= Tiger team =

Team of specialists

A tiger team is a team of specialists assembled to work on a specific goal, or to solve a particular problem.

== Origin of the term ==
A 1964 paper entitled Program Management in Design and Development used the term tiger teams and defined it as "a team of undomesticated and uninhibited technical specialists, selected for their experience, energy, and imagination, and assigned to track down relentlessly every possible source of failure in a spacecraft subsystem or simulation". Walter C. Williams gave this definition in response to the question "How best can advancements in reliability/maintainability state-of-the-art be attained and used with compressed schedules?" Williams was an engineer at the Manned Spacecraft Center and part of the Edwards Air Force Base National Advisory Committee for Aeronautics.

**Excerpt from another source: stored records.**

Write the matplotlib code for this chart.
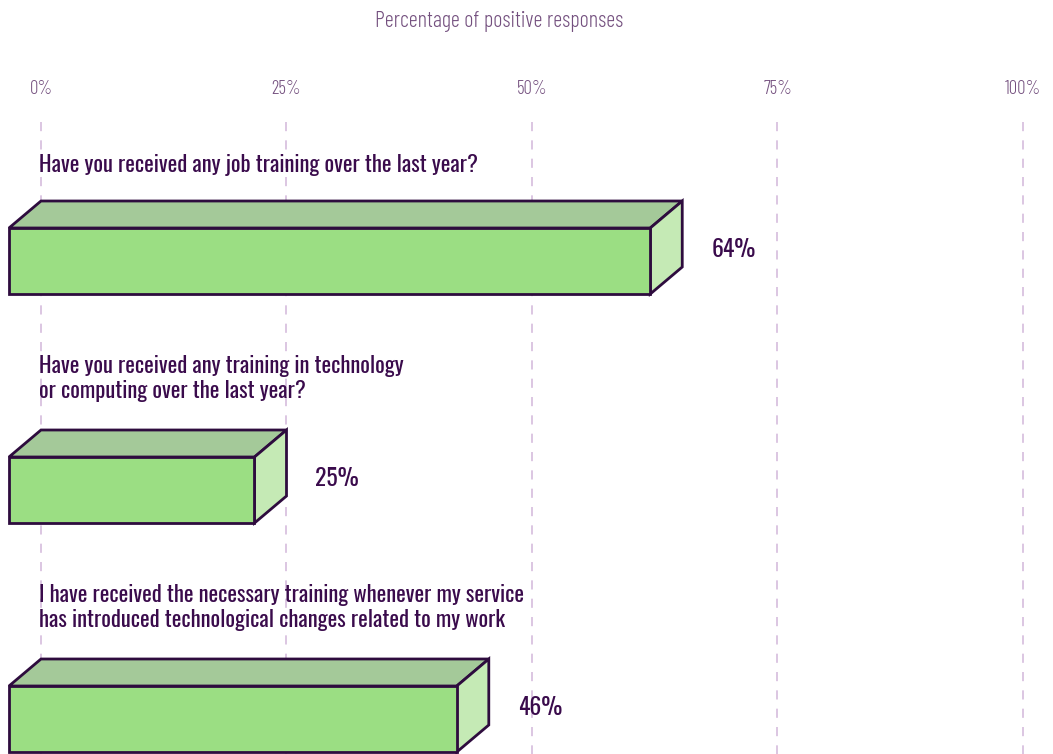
import matplotlib
matplotlib.use("Agg")
import matplotlib.pyplot as plt
from matplotlib.patches import Polygon, Rectangle

# ---- data ----
questions = [
    "Have you received any job training over the last year?",
    "Have you received any training in technology\nor computing over the last year?",
    "I have received the necessary training whenever my service\nhas introduced technological changes related to my work",
]
bar_values = [65.3, 25.0, 45.6]          # bar length (%) as drawn in the picture
value_labels = ["64%", "25%", "46%"]     # printed labels
tick_values = [0, 25, 50, 75, 100]
tick_labels = ["0%", "25%", "50%", "75%", "100%"]
axis_title = "Percentage of positive responses"

# ---- style ----
W, H = 1053, 754
PX_PER_PCT = 9.82
X0_PX = 41
FRONT = "#9bde83"
TOP = "#a4c999"
SIDE = "#c5eab5"
EDGE = "#2e0c3e"
DARK = "#3a0b4c"
MUTED = "#74507f"
GRID = "#d2b6da"
QFONT = "Oswald"
LFONT = "Barlow Condensed"

fig = plt.figure(figsize=(W / 100, H / 100), dpi=100)
ax = fig.add_axes([0, 0, 1, 1])
ax.set_xlim(-X0_PX / PX_PER_PCT, (W - X0_PX) / PX_PER_PCT)
ax.set_ylim(H, 0)
ax.axis("off")

depth_x = 32 / PX_PER_PCT   # depth in % units
depth_y = 27                # depth in px units
bar_h = 66
first_top = 228
spacing = 229

# grid
for t in tick_values:
    ax.plot([t, t], [122, H], color=GRID, lw=1.1, ls=(0, (6, 6)), zorder=0)

for t, lab in zip(tick_values, tick_labels):
    ax.text(t, 89, lab, ha="center", va="center", fontsize=13.5, color=MUTED,
            family=LFONT, fontweight=300)

ax.text((W / 2 - 27 - X0_PX) / PX_PER_PCT, 21, axis_title, ha="center", va="center",
        fontsize=16, color=MUTED, family=LFONT, fontweight=300)

for i, (q, v, lab) in enumerate(zip(questions, bar_values, value_labels)):
    top = first_top + spacing * i
    x_left = -depth_x
    x_right = v - depth_x
    lw = 2.0
    # top face
    ax.add_patch(Polygon([(x_left, top), (x_left + depth_x, top - depth_y),
                          (v, top - depth_y), (x_right, top)],
                         closed=True, facecolor=TOP, edgecolor=EDGE, lw=lw,
                         joinstyle="miter", zorder=2))
    # side face
    ax.add_patch(Polygon([(x_right, top), (v, top - depth_y),
                          (v, top - depth_y + bar_h), (x_right, top + bar_h)],
                         closed=True, facecolor=SIDE, edgecolor=EDGE, lw=lw,
                         joinstyle="miter", zorder=2))
    # front face
    ax.add_patch(Rectangle((x_left, top), x_right - x_left, bar_h,
                           facecolor=FRONT, edgecolor=EDGE, lw=lw,
                           joinstyle="miter", zorder=3))
    # value label
    ax.text(v + 29 / PX_PER_PCT, top - depth_y / 2 + bar_h / 2 + 2, lab,
            ha="left", va="center", fontsize=17, color=DARK, family=QFONT, zorder=4)
    # question
    nlines = q.count("\n") + 1
    q_bottom = top - depth_y - 25 - 3 * (nlines - 1)
    ax.text(-0.2, q_bottom, q, ha="left", va="bottom", fontsize=16.3, color=DARK,
            family=QFONT, linespacing=1.17, zorder=4)

fig.savefig("out.png", dpi=100)
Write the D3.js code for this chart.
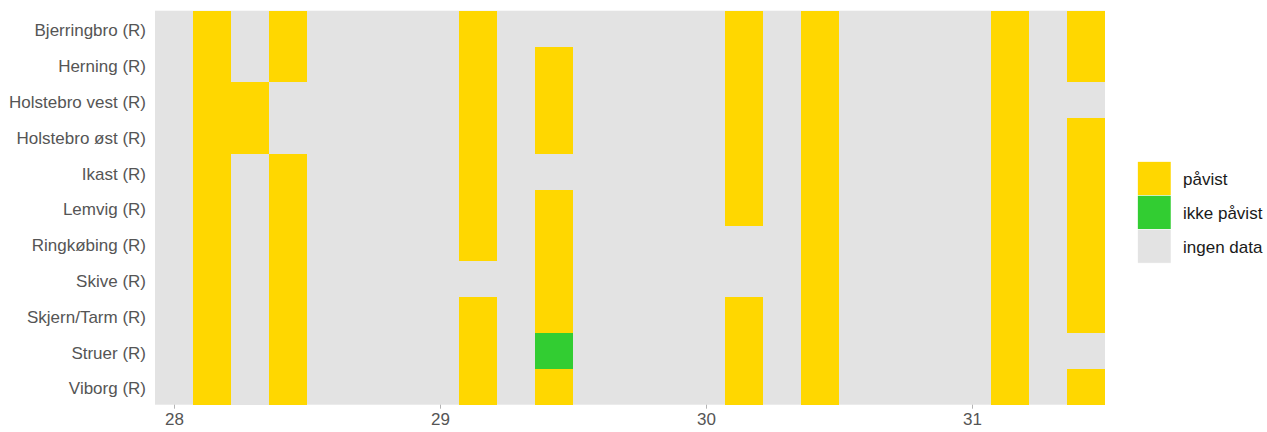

The paper consists of anecdotes and answers to questions from a panel on improving issues in program management concerning testing and quality assurance in aerospace vehicle development and production. The panel consisted of Williams, Col. J. R. Dempsey of General Dynamics, Lt. Gen. W. A. Davis from the Ballistic Systems Division, Norton Air Force Base, A. S. Crossfield from North American Aviation.

==Examples==
- A tiger team was crucial to the Apollo 13 crewed lunar mission in 1970. During the mission, part of the Apollo 13 Service Module malfunctioned and exploded. A team of specialists led by NASA Flight and Mission Operations Director Gene Kranz was formed to address the resulting problems and bring the astronauts back to Earth safely. Kranz and the members of his "White Team", later designated the "Tiger Team", received the Presidential Medal of Freedom for their efforts in the Apollo 13 mission.
- In security work, a tiger team is a group that tests an organization's ability to protect its assets by attempting to defeat its physical or information security. In this context, the tiger team is often a permanent team as security is typically an ongoing priority. For example, one implementation of an information security tiger team approach divides the team into two co-operating groups: one for vulnerability research, which finds and researches the technical aspects of a vulnerability, and one for vulnerability management, which manages communication and feedback between the team and the organization, as well as ensuring each discovered vulnerability is tracked throughout its life-cycle and ultimately resolved.
- An initiative involving tiger teams was implemented by the United States Department of Energy (DOE) under then-Secretary James D. Watkins. From 1989 through 1992 the DOE formed tiger teams to assess 35 DOE facilities for compliance with environment, safety, and health requirements. Beginning in October 1991 smaller tiger teams were formed to perform more detailed follow-up assessments to focus on the most pressing issues.
- The NASA Engineering and Safety Center (NESC) puts together "tiger teams" of engineers and scientists from multiple NASA centers to assist solving complex problems when requested by a project or program.
- In March 2025, National Security Advisor Mike Waltz mentioned the term in the leaked Signal chat regarding an anticipated strike against the Houthis.